New Labor leader Anthony Albanese and his deputy-in-waiting Richard Marles have both refused to support the Adani project during interviews today.
Instead of providing assurances to the people of Queensland about their job security, all Mr Albanese and Mr Marles offered were weasel words.
Their answers contained more waffles than a Belgian breakfast café.
This is a slap in the face for hundreds of thousands of voters in regional Queensland and elsewhere who support the coal industry and the Adani project in particular.
They clearly voted for the Adani project, for the coal industry and for well-paid new jobs but that message is still not getting through to the federal Labor leadership.
This afternoon, Mr Albanese couldn’t bring himself to say he supported the Adani project, and instead questioned its economics, the cost-benefit ratio of the project.
Why would anyone trust a leader of the Labor left about the economics of mining? And, in any case, why is that at all relevant to government when it is not the government’s money at risk?
For all Mr Albanese’s talk of improving relations with business last week, this week he wants to double-guess business decisions.

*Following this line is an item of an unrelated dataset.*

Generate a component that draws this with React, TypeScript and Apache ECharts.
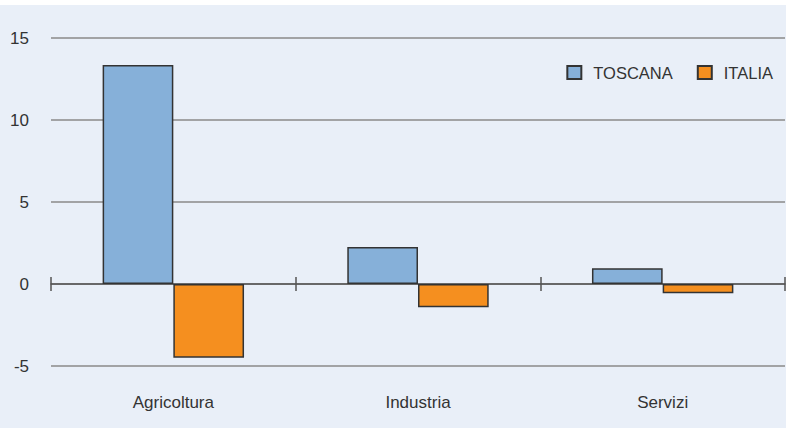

This morning, Mr Marles, asked if the Adani project should go ahead, demonstrated Labor still wants to transition Australia out of the coal business as quick as possible.
Mr Marles said it is ‘a difficult question’ the Labor party needs to work through and that, while Labor should value people who work in the industry, ‘Obviously there is … the question of climate change and transitioning our economy away from being a carbon-based economy that’s an important agenda as well and we need to be true to that and in all of that we’ve got to work through this difficult issue and navigate a path forward.’